NWNL You’ll need an army. How big is this plan for your building project?
CINDY BUSCHE It covers about two acres.
NWNL Do you work with other groups in Boise?
CINDY BUSCHE We are partnering with the town’s Master Naturalists to build a park. Another year-old group in town called the Boise River Enhancement Network/BREN has an EPA Water Smart grant. They are a diverse group representing all watershed stakeholders and highlighting enhancements to the Boise watershed – including habitat restoration, daylighting trout streams, agriculture, implementing water conservation and things like that.
NWNL Who’s their funder?
CINDY BUSCHE I think it’s the EPA Water Smart Grant. It doesn’t fund positions, but it gives a bit of seed money as an initiative to get a plan in place. There have been a couple of brown bag lunches, a couple of large networking group meetings and a well-designed website.
NWNL Are you a part of this?
CINDY BUSCHE Yes, we’re part of its outreach, and so we hired more staff.
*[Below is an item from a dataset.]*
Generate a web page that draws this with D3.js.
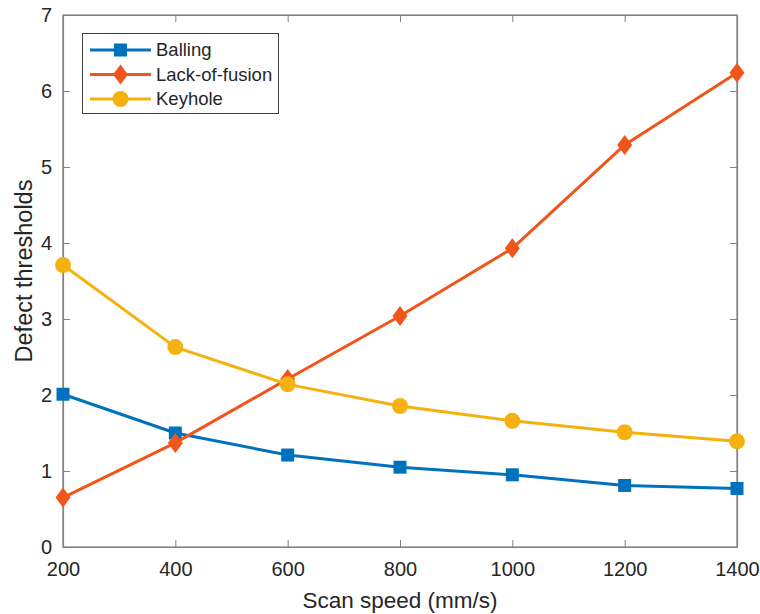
<!DOCTYPE html>
<html>
<head>
<meta charset="utf-8">
<script src="https://cdn.jsdelivr.net/npm/d3@7"></script>
<style>
body { margin: 0; background: #fff; }
svg { display: block; }
text { font-family: "Liberation Sans", Arial, sans-serif; fill: #262626; }
</style>
</head>
<body>
<svg id="chart" width="760" height="614"></svg>
<script>
const scanSpeed = [200, 400, 600, 800, 1000, 1200, 1400];
const balling = [2.01, 1.50, 1.21, 1.05, 0.95, 0.81, 0.77];
const lackOfFusion = [0.65, 1.37, 2.21, 3.04, 3.93, 5.29, 6.24];
const keyhole = [3.71, 2.63, 2.14, 1.855, 1.66, 1.51, 1.39];
const xTicks = [200, 400, 600, 800, 1000, 1200, 1400];
const yTicks = [0, 1, 2, 3, 4, 5, 6, 7];
const seriesNames = ["Balling", "Lack-of-fusion", "Keyhole"];
const seriesColors = ["#0072BD", "#F0561A", "#F5B10F"];
const seriesShapes = ["square", "diamond", "circle"];
const xLabel = "Scan speed (mm/s)";
const yLabel = "Defect thresholds";

const series = [balling, lackOfFusion, keyhole].map((vals, i) => ({
  name: seriesNames[i], color: seriesColors[i], shape: seriesShapes[i],
  points: vals.map((v, j) => ({ x: scanSpeed[j], y: v }))
}));

const svg = d3.select("#chart");
const L = 63, R = 737, T = 15, B = 547;
const x = d3.scaleLinear().domain([200, 1400]).range([L, R]);
const y = d3.scaleLinear().domain([0, 7]).range([B, T]);

const axisColor = "#262626";
const tickLen = 7;

// frame
svg.append("rect").attr("x", L).attr("y", T).attr("width", R - L).attr("height", B - T)
  .attr("fill", "none").attr("stroke", "#808080").attr("stroke-width", 1.2);

const xAxis = svg.append("g").attr("transform", `translate(0,${B})`)
  .call(d3.axisBottom(x).tickValues(xTicks).tickSize(-tickLen).tickSizeOuter(0).tickPadding(15).tickFormat(d3.format("d")));
const yAxis = svg.append("g").attr("transform", `translate(${L},0)`)
  .call(d3.axisLeft(y).tickValues(yTicks).tickSize(-tickLen).tickSizeOuter(0).tickPadding(11).tickFormat(d3.format("d")));
const xTop = svg.append("g").attr("transform", `translate(0,${T})`)
  .call(d3.axisTop(x).tickValues(xTicks).tickSize(-tickLen).tickSizeOuter(0).tickFormat(""));
const yRight = svg.append("g").attr("transform", `translate(${R},0)`)
  .call(d3.axisRight(y).tickValues(yTicks).tickSize(-tickLen).tickSizeOuter(0).tickFormat(""));
[xAxis, yAxis, xTop, yRight].forEach(g => {
  g.select(".domain").attr("stroke", "#808080").attr("stroke-width", 1.2);
  g.selectAll(".tick line").attr("stroke", "#808080").attr("stroke-width", 1);
  g.selectAll(".tick text").style("font-size", "20px").style("font-family", "Liberation Sans, Arial, sans-serif").attr("fill", axisColor);
});

svg.append("text").attr("x", (L + R) / 2).attr("y", 608).attr("text-anchor", "middle")
  .style("font-size", "22.5px").text(xLabel);
svg.append("text").attr("transform", `translate(32,${(T + B) / 2 - 10}) rotate(-90)`).attr("text-anchor", "middle")
  .style("font-size", "23.5px").text(yLabel);

function drawMarker(g, shape, cx, cy, color) {
  if (shape === "square") {
    g.append("rect").attr("x", cx - 6.5).attr("y", cy - 6.5).attr("width", 13).attr("height", 13).attr("fill", color);
  } else if (shape === "diamond") {
    g.append("path").attr("d", `M${cx},${cy - 10}L${cx + 7.5},${cy}L${cx},${cy + 10}L${cx - 7.5},${cy}Z`).attr("fill", color);
  } else {
    g.append("circle").attr("cx", cx).attr("cy", cy).attr("r", 8).attr("fill", color);
  }
}

const line = d3.line().x(d => x(d.x)).y(d => y(d.y));
const plot = svg.append("g");
series.forEach(s => {
  plot.append("path").datum(s.points).attr("d", line).attr("fill", "none")
    .attr("stroke", s.color).attr("stroke-width", 3).attr("stroke-linejoin", "round");
  s.points.forEach(p => drawMarker(plot, s.shape, x(p.x), y(p.y), s.color));
});

const lg = svg.append("g");
lg.append("rect").attr("x", 82.5).attr("y", 33.5).attr("width", 196).attr("height", 80)
  .attr("fill", "#fff").attr("stroke", "#404040").attr("stroke-width", 1);
series.forEach((s, i) => {
  const ly = 50 + i * 24.5;
  lg.append("line").attr("x1", 90).attr("x2", 151).attr("y1", ly).attr("y2", ly)
    .attr("stroke", s.color).attr("stroke-width", 3);
  drawMarker(lg, s.shape, 120.5, ly, s.color);
  lg.append("text").attr("x", 156).attr("y", ly).attr("dy", "0.35em")
    .style("font-size", "18.5px").text(s.name);
});
</script>
</body>
</html>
NWNL You have the ability to do that?
CINDY BUSCHE We do. We’re very lucky because we’re under Public Works, so funding comes from the Sewer Fund. Right now, that fund does quite well since it’s fed by people’s sewer bills, which have been raised due to current phosphorus limitations. So, it’s been somewhat positive for us as we’re able to get additional funding.
NWNL Do you think that you’ll ever have a brown water system?
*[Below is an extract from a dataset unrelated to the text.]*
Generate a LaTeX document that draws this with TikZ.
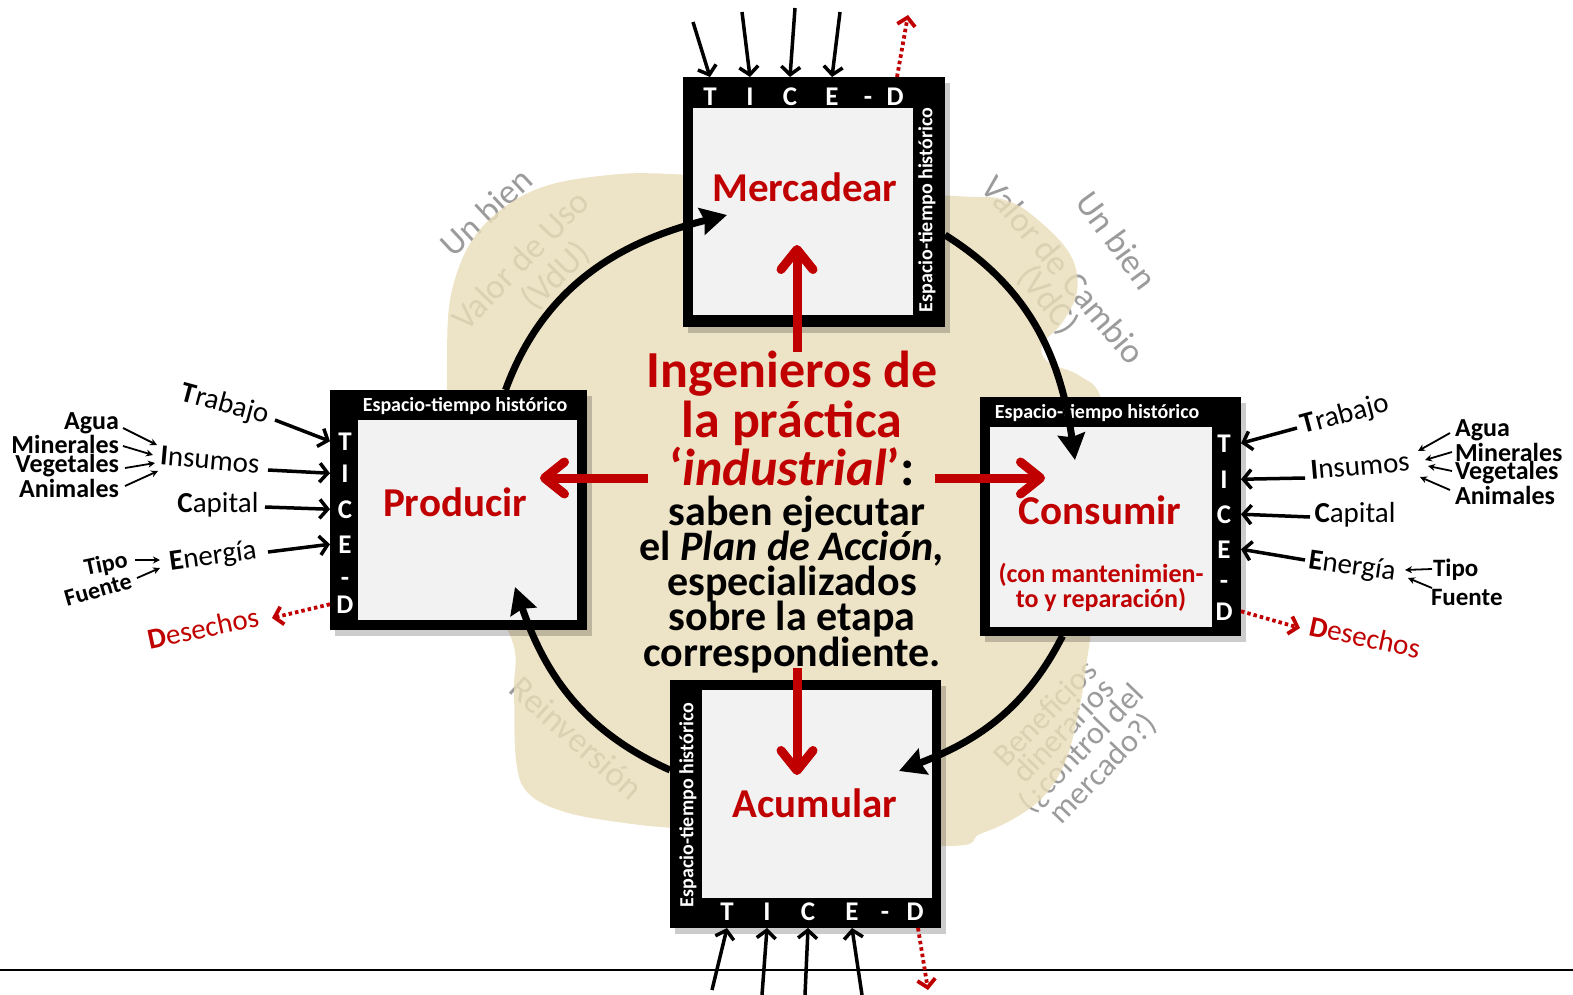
\documentclass[tikz,border=0pt]{standalone}
\usepackage{fontspec}
\setmainfont{Carlito}
\usetikzlibrary{arrows.meta,calc}
\definecolor{dred}{RGB}{192,0,0}
\definecolor{blobc}{RGB}{233,221,185}
\definecolor{boxin}{RGB}{242,242,242}
\definecolor{ggrey}{RGB}{155,155,155}
\newcommand{\fs}[1]{\fontsize{#1pt}{#1pt}\selectfont}
\newcommand{\fsl}[2]{\fontsize{#1pt}{#2pt}\selectfont}
\begin{document}
\begin{tikzpicture}[x=1pt,y=1pt,
  every node/.style={inner sep=0pt,outer sep=0pt},
  outerbox/.style={fill=black},
  innerbox/.style={fill=boxin},
  shad/.style={fill=black,opacity=0.2},
  letter/.style={text=white,font=\bfseries\fs{27},anchor=base},
  band/.style={text=white,font=\bfseries\fs{20}},
  title/.style={text=dred,font=\bfseries\fs{41}},
  inlab/.style={font=\fs{29}},
  sublab/.style={font=\bfseries\fs{26}},
  redtxt/.style={text=dred,font=\bfseries\fs{52},anchor=base},
  blktxt/.style={text=black,font=\bfseries\fs{42},anchor=base},
  gt/.style={text=ggrey,font=\fs{35}},
  inarr/.style={line width=3.5pt,-{Straight Barb[length=8pt,width=19pt]}},
  smarr/.style={line width=1.8pt,-{Stealth[length=7pt,width=7pt]}},
  waste/.style={draw=dred,line width=3.8pt,dash pattern=on 3.5pt off 3pt,-{Straight Barb[length=8pt,width=18pt]}},
  cyc/.style={line width=7pt,-{Stealth[length=26pt,width=27pt,inset=3pt]}},
  redarr/.style={draw=dred,line width=9pt,-{Straight Barb[length=20pt,width=32pt,round]}}
]
\useasboundingbox (0,0) rectangle (1573,-995);

% grey curved labels (under the translucent blob)
\node[gt,rotate=43] (g1) at (486,-212) {Un bien};
\node[gt,rotate=46] (g2) at (520,-260) {Valor de Uso};
\node[gt,rotate=45] (g3) at (556,-276) {(VdU)};
\node[gt,rotate=-54] (g4) at (1117,-240) {Un bien};
\node[gt,rotate=-50] (g5) at (1064,-270) {Valor de Cambio};
\node[gt,rotate=-52] (g6) at (1048,-300) {(VdC)};
\node[gt,rotate=46,align=center,font=\fsl{32}{25}] (g7) at (1075,-742) {Beneficios\\dinerarios\\(¿control del\\mercado?)};
\node[gt,rotate=-42] (g8) at (577,-738) {Reinversión};

% blob
\fill[blobc,opacity=0.82] plot[smooth cycle,tension=0.6] coordinates {
 (447,-360) (452,-290) (478,-232) (530,-192) (600,-176) (690,-175) (940,-195)
 (1005,-200) (1045,-226) (1072,-258) (1077,-292) (1062,-323) (1042,-345) (1048,-362)
 (1080,-376) (1102,-402) (1112,-500) (1090,-640) (1080,-705) (1066,-760) (1045,-795)
 (1015,-818) (980,-834) (940,-846) (700,-830) (625,-823) (565,-812) (528,-793)
 (516,-760) (514,-690) (512,-640) (470,-560) (450,-450)};

% baseline rule
\draw[line width=1.2pt] (0,-970) -- (1573,-970);

% boxes
\fill[shad] (688,-83) rectangle (950,-333);
\fill[shad] (335,-396) rectangle (592,-636);
\fill[shad] (985,-403) rectangle (1246,-642);
\fill[shad] (675,-686) rectangle (946,-934);

\node[outerbox,minimum width=262pt,minimum height=250pt] (merc) at (814,-202) {};
\node[innerbox,minimum width=220pt,minimum height=207pt] (mercin) at (803,-211.5) {};
\node[outerbox,minimum width=257pt,minimum height=240pt] (prod) at (458.5,-510) {};
\node[innerbox,minimum width=219pt,minimum height=200pt] (prodin) at (467.5,-520) {};
\node[outerbox,minimum width=261pt,minimum height=239pt] (cons) at (1110.5,-516.5) {};
\node[innerbox,minimum width=222pt,minimum height=200pt] (consin) at (1101,-527) {};
\node[outerbox,minimum width=271pt,minimum height=248pt] (acum) at (805.5,-804) {};
\node[innerbox,minimum width=230pt,minimum height=208pt] (acumin) at (817,-794) {};

% band texts
\node[band] (bprod) at (465,-406) {Espacio-tiempo histórico};
\node[band] (bcons) at (1097,-413) {Espacio-tiempo histórico};
\node[band,rotate=90] (bmerc) at (927,-210) {Espacio-tiempo histórico};
\node[band,rotate=90] (bacum) at (688,-805) {Espacio-tiempo histórico};

% TICE-D letters
\node[letter] (mT) at (710,-106) {T};
\node[letter] (mI) at (750,-106) {I};
\node[letter] (mC) at (790,-106) {C};
\node[letter] (mE) at (832,-106) {E};
\node[letter] (mH) at (868,-106) {-};
\node[letter] (mD) at (895,-106) {D};
\node[letter] (aT) at (727,-920) {T};
\node[letter] (aI) at (767,-920) {I};
\node[letter] (aC) at (808,-920) {C};
\node[letter] (aE) at (852,-920) {E};
\node[letter] (aH) at (885,-920) {-};
\node[letter] (aD) at (915,-920) {D};
\node[letter] (pT) at (345,-450) {T};
\node[letter] (pI) at (345,-482) {I};
\node[letter] (pC) at (345,-518) {C};
\node[letter] (pE) at (345,-553) {E};
\node[letter] (pH) at (345,-586) {-};
\node[letter] (pD) at (345,-613) {D};
\node[letter] (cT) at (1224,-452) {T};
\node[letter] (cI) at (1224,-488) {I};
\node[letter] (cC) at (1224,-523) {C};
\node[letter] (cE) at (1224,-558) {E};
\node[letter] (cH) at (1224,-589) {-};
\node[letter] (cD) at (1224,-620) {D};

% box titles
\node[title] (tmerc) at (805,-187) {Mercadear};
\node[title] (tprod) at (455,-502) {Producir};
\node[title] (tcons) at (1100,-510) {Consumir};
\node[text=dred,font=\bfseries\fsl{26}{25},align=center] (tcons2) at (1101,-587) {(con mantenimien-\\to y reparación)};
\node[title] (tacum) at (815,-803) {Acumular};

% cycle arrows
\draw[cyc] ([xshift=47pt]prod.north) to[out=70,in=194] (727,-215);
\draw[cyc] ([yshift=-33pt]merc.east) to[out=-32,in=98] (1075,-460);
\draw[cyc] ([xshift=-48pt]cons.south) to[out=-117,in=21] (899,-771);
\draw[cyc] ([yshift=34pt]acum.west) to[out=156,in=-71] (515,-587);

% centre text
\node[redtxt] (t1) at (792,-387) {Ingenieros de};
\node[redtxt] (t2) at (792,-437) {la práctica};
\node[redtxt] (t3) at (792,-485) {‘\textit{industrial}’\textcolor{black}{:}};
\node[blktxt] (t4) at (797,-525) {saben ejecutar};
\node[blktxt] (t5) at (792,-560) {el \textit{Plan de Acción,}};
\node[blktxt] (t6) at (792,-595) {especializados};
\node[blktxt] (t7) at (792,-630) {sobre la etapa};
\node[blktxt] (t8) at (792,-666) {correspondiente.};

% red arrows
\draw[redarr] (797,-352) -- (797,-245);
\draw[redarr] (648,-478) -- (540,-478);
\draw[redarr] (935,-478) -- (1045,-478);
\draw[redarr] (797,-668) -- (797,-775);

% top inputs
\draw[inarr] (693,-22) -- (mT |- merc.north);
\draw[inarr] (742,-12) -- (mI |- merc.north);
\draw[inarr] (795,-8) -- (mC |- merc.north);
\draw[inarr] (840,-12) -- (mE |- merc.north);
\draw[waste] ([xshift=2pt]mD |- merc.north) -- (908,-15);
% bottom inputs
\draw[inarr] (712,-990) -- (aT |- acum.south);
\draw[inarr] (762,-995) -- (aI |- acum.south);
\draw[inarr] (805,-995) -- (aC |- acum.south);
\draw[inarr] (862,-995) -- (aE |- acum.south);
\draw[waste] ([xshift=3pt]aD |- acum.south) -- (928,-990);

% left inputs (Producir)
\node[inlab,rotate=-15] (lTr) at (225,-405) {\textbf{T}rabajo};
\node[inlab,rotate=-5] (lIn) at (210,-460) {\textbf{I}nsumos};
\node[inlab] (lCa) at (218,-505) {\textbf{C}apital};
\node[inlab,rotate=8] (lEn) at (213,-557) {\textbf{E}nergía};
\node[sublab,anchor=east] (lAg) at (119,-423) {Agua};
\node[sublab,anchor=east] (lMi) at (119,-444) {Minerales};
\node[sublab,anchor=east] (lVe) at (119,-466) {Vegetales};
\node[sublab,anchor=east] (lAn) at (119,-488) {Animales};
\node[font=\bfseries\fs{24},rotate=12] (lTi) at (106,-565) {Tipo};
\node[font=\bfseries\fs{24},rotate=16] (lFu) at (98,-590) {Fuente};
\node[text=dred,font=\fs{29},rotate=12] (lDe) at (203,-628) {\textbf{D}esechos};
\draw[inarr] (275,-420) -- (prod.west |- pT);
\draw[inarr] (268,-470) -- (prod.west |- pI);
\draw[inarr] (265,-507) -- (prod.west |- pC);
\draw[inarr] (268,-552) -- (prod.west |- pE);
\draw[smarr] (123,-428) -- (157,-445);
\draw[smarr] (123,-446) -- (153,-455);
\draw[smarr] (125,-468) -- (155,-463);
\draw[smarr] (125,-486) -- (158,-471);
\draw[smarr] (135,-560) -- (160,-560);
\draw[smarr] (137,-578) -- (160,-568);
\draw[waste] (prod.west |- pD) -- (272,-618);

% right inputs (Consumir)
\node[inlab,rotate=15] (rTr) at (1345,-415) {\textbf{T}rabajo};
\node[inlab,rotate=5] (rIn) at (1360,-466) {\textbf{I}nsumos};
\node[inlab] (rCa) at (1355,-515) {\textbf{C}apital};
\node[inlab,rotate=-8] (rEn) at (1352,-567) {\textbf{E}nergía};
\node[sublab,anchor=west] (rAg) at (1455,-430) {Agua};
\node[sublab,anchor=west] (rMi) at (1455,-452) {Minerales};
\node[sublab,anchor=west] (rVe) at (1455,-473) {Vegetales};
\node[sublab,anchor=west] (rAn) at (1455,-495) {Animales};
\node[font=\bfseries\fs{25},anchor=west] (rTi) at (1433,-570) {Tipo};
\node[font=\bfseries\fs{25},anchor=west] (rFu) at (1431,-597) {Fuente};
\node[text=dred,font=\fs{29},rotate=-12] (rDe) at (1365,-637) {\textbf{D}esechos};
\draw[inarr] (1297,-428) -- (cons.east |- cT);
\draw[inarr] (1305,-478) -- (cons.east |- cI);
\draw[inarr] (1310,-517) -- (cons.east |- cC);
\draw[inarr] (1305,-560) -- (cons.east |- cE);
\draw[smarr] (1450,-433) -- (1418,-451);
\draw[smarr] (1452,-452) -- (1425,-460);
\draw[smarr] (1452,-471) -- (1428,-466);
\draw[smarr] (1450,-490) -- (1420,-477);
\draw[smarr] (1432,-569) -- (1405,-570);
\draw[smarr] (1432,-588) -- (1408,-578);
\draw[waste] (cons.east |- cD) -- (1300,-628);
\end{tikzpicture}
\end{document}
CINDY BUSCHE Boise is talking about water reuse using the Lander’s Street Facility, our older wastewater treatment plant. But we can’t expand on that property since it’s limited by property around it. There may come a time where we change that into a water reuse facility and supply water probably to the nearest local parks. But we can’t do that unless it is cost effective. Yet, if the price of water increases, we probably would look more thoroughly into that option. Right now, it’s just sitting out there as an option. Meridian, Idaho, is already doing water reuse from their wastewater pipes. Their waste effluent is used on parks that are closest to the wastewater plant. They’ve been more progressive. But they’re a newer community, so they can input the infrastructure.
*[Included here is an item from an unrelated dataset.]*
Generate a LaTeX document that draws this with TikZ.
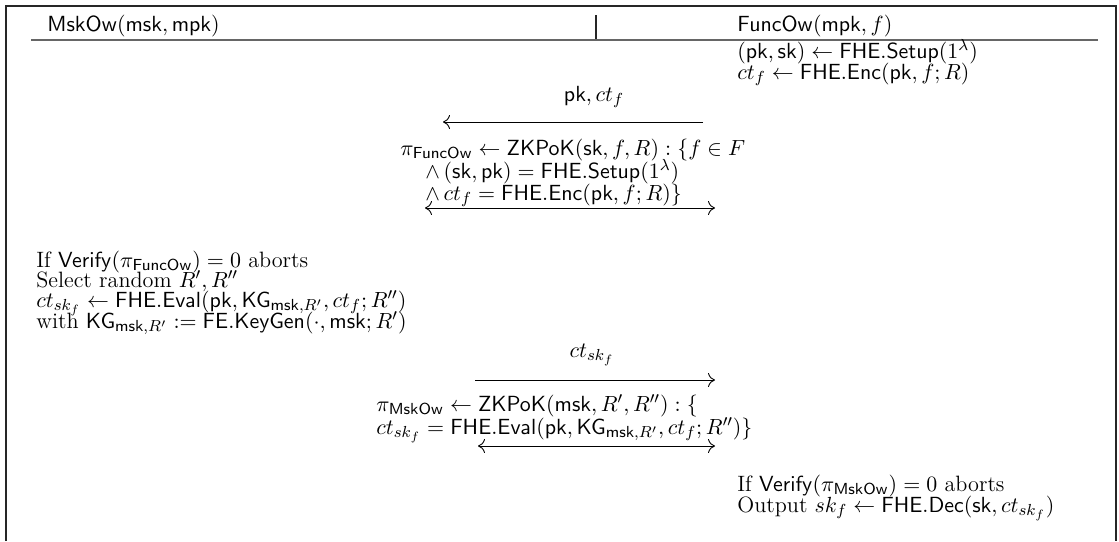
\documentclass[tikz,border=0pt]{standalone}
\usepackage{amsmath,amssymb}
\usetikzlibrary{arrows.meta, positioning}

\newcommand{\alg}[1]{\mathsf{#1}}

\begin{document}
\begin{tikzpicture}[x=0.5pt, y=-0.5pt,
    txt/.style={inner sep=0pt, anchor=base west, font=\fontsize{11.1pt}{13pt}\selectfont},
    head/.style={txt, font=\fontsize{10.6pt}{13pt}\selectfont},
    msgtext/.style={txt, anchor=base},
    msg/.style={-{To[length=3.5pt,width=7pt]}, line width=0.45pt},
    dmsg/.style={{To[length=3.5pt,width=7pt]}-{To[length=3.5pt,width=7pt]}, line width=0.45pt},
    frame/.style={line width=0.8pt, draw=black!85},
    rule/.style={line width=1pt, draw=black!60}
  ]
  \useasboundingbox (0,0) rectangle (1119,541);
  \draw[frame] (6,541) -- (6,6) -- (1116,6) -- (1116,541);

  % header
  \node[head] (hmsk) at (47,31) {$\alg{MskOw}(\alg{msk},\alg{mpk})$};
  \node[head] (hfunc) at (737,31) {$\alg{FuncOw}(\alg{mpk}, f)$};
  \coordinate (sepT) at (596,15);
  \coordinate (sepB) at (596,40);
  \draw[frame] (sepT) -- (sepB);
  \coordinate (ruleL) at (31,40);
  \coordinate (ruleR) at (1098,40);
  \draw[rule] (ruleL) -- (ruleR);

  % FuncOw: setup
  \node[txt] (setup) at (737,58) {$(\alg{pk},\alg{sk}) \leftarrow \alg{FHE.Setup}(1^\lambda)$};
  \node[txt] (enc) at (737,79) {$ct_f \leftarrow \alg{FHE.Enc}(\alg{pk}, f; R)$};

  % first message
  \node[msgtext] (m1) at (594,101) {$\alg{pk}, ct_f$};
  \coordinate (m1R) at (703,122);
  \coordinate (m1L) at (443,122);
  \draw[msg] (m1R) -- (m1L);

  % proof of FuncOw
  \node[txt] (pf1) at (400,155) {$\pi_{\alg{FuncOw}} \leftarrow \alg{ZKPoK}(\alg{sk}, f, R) : \{f \in F$};
  \node[txt] (pf2) at (425,178) {$\land\, (\alg{sk},\alg{pk}) = \alg{FHE.Setup}(1^\lambda)$};
  \node[txt] (pf3) at (425,200) {$\land\, ct_f = \alg{FHE.Enc}(\alg{pk}, f; R)\}$};
  \coordinate (p1L) at (425,208);
  \coordinate (p1R) at (715,208);
  \draw[dmsg] (p1L) -- (p1R);

  % MskOw: evaluation
  \node[txt] (ver1) at (36,267) {If $\alg{Verify}(\pi_{\alg{FuncOw}}) = 0$ aborts};
  \node[txt] (rnd) at (36,287) {Select random $R', R''$};
  \node[txt] (eval) at (36,307) {$ct_{sk_f} \leftarrow \alg{FHE.Eval}(\alg{pk}, \alg{KG}_{\alg{msk},R'}, ct_f; R'')$};
  \node[txt] (kg) at (36,328) {with $\alg{KG}_{\alg{msk},R'} := \alg{FE.KeyGen}(\cdot, \alg{msk}; R')$};

  % second message
  \node[msgtext] (m2) at (592,357) {$ct_{sk_f}$};
  \coordinate (m2L) at (475,380);
  \coordinate (m2R) at (715,380);
  \draw[msg] (m2L) -- (m2R);

  % proof of MskOw
  \node[txt] (pm1) at (376,411) {$\pi_{\alg{MskOw}} \leftarrow \alg{ZKPoK}(\alg{msk}, R', R'') : \{$};
  \node[txt] (pm2) at (376,434) {$ct_{sk_f} = \alg{FHE.Eval}(\alg{pk}, \alg{KG}_{\alg{msk},R'}, ct_f; R'')\}$};
  \coordinate (p2L) at (478,446);
  \coordinate (p2R) at (715,446);
  \draw[dmsg] (p2L) -- (p2R);

  % FuncOw: output
  \node[txt] (ver2) at (737,491) {If $\alg{Verify}(\pi_{\alg{MskOw}}) = 0$ aborts};
  \node[txt] (out) at (737,512) {Output $sk_f \leftarrow \alg{FHE.Dec}(\alg{sk}, ct_{sk_f})$};
\end{tikzpicture}
\end{document}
NWNL They’re reusing wastewater then that’s been treated, rather than having a separate plumbing system for house wastewater?
CINDY BUSCHE No. I think that we’re a long way off before we see that.
NWNL Yes, it’s a lot of infrastructure.
CINDY BUSCHE It is; and plumbing codes must change and a lot of buy-in is needed. There are many hurdles, so I don’t think that it’s going to happen in the next 20 years.
NWNL Stanford University has its own water. A couple of civil engineers, a climatologist, a climate-rights lawyer and a civil engineer explained to me how Stanford got all of the water rights, both ground water and surface water when he acquired the property. So, the university now has their own little deal there. Some of the newer faculty housing has put in two pump systems. It’s very impressive.
CINDY BUSCHE Yes, that would be a good model to expand upon. I think people have a hard time even thinking about going from grey water to drinking water right now. Southern California, maybe Kansas City, and another community that I just heard of, are injecting their wastewater into the aquifer from which they drink.
NWNL Are you concerned about aquifer depletion?
CINDY BUSCHE Yup. I think people need to be more aware of conservation methods, where their water comes from, and why. The “why” piece is really important.
NWNL Yes, otherwise Idaho’s Snake River Basin could turn into California’s Central Valley. Everyone here says, ‘Oh, we’ve got tons of water. There’s tons of water.’ I say, ‘You’re looking at this in the wrong way.’
CINDY BUSCHE Yes, the irrigators want more storage, so we’re seeing raising of the 1915 Arrowrock Dam on the Boise River. It is on the US National Register of Historic Places and was built to provide water for agriculture. From 1935 to 1937, it was raised 5 feet.
NWNL Cindy, I wish we had time to discuss the pluses and minuses of dams, but our time is up. Thank you so much for your insights into how a community can raise greater awareness of its freshwater resources.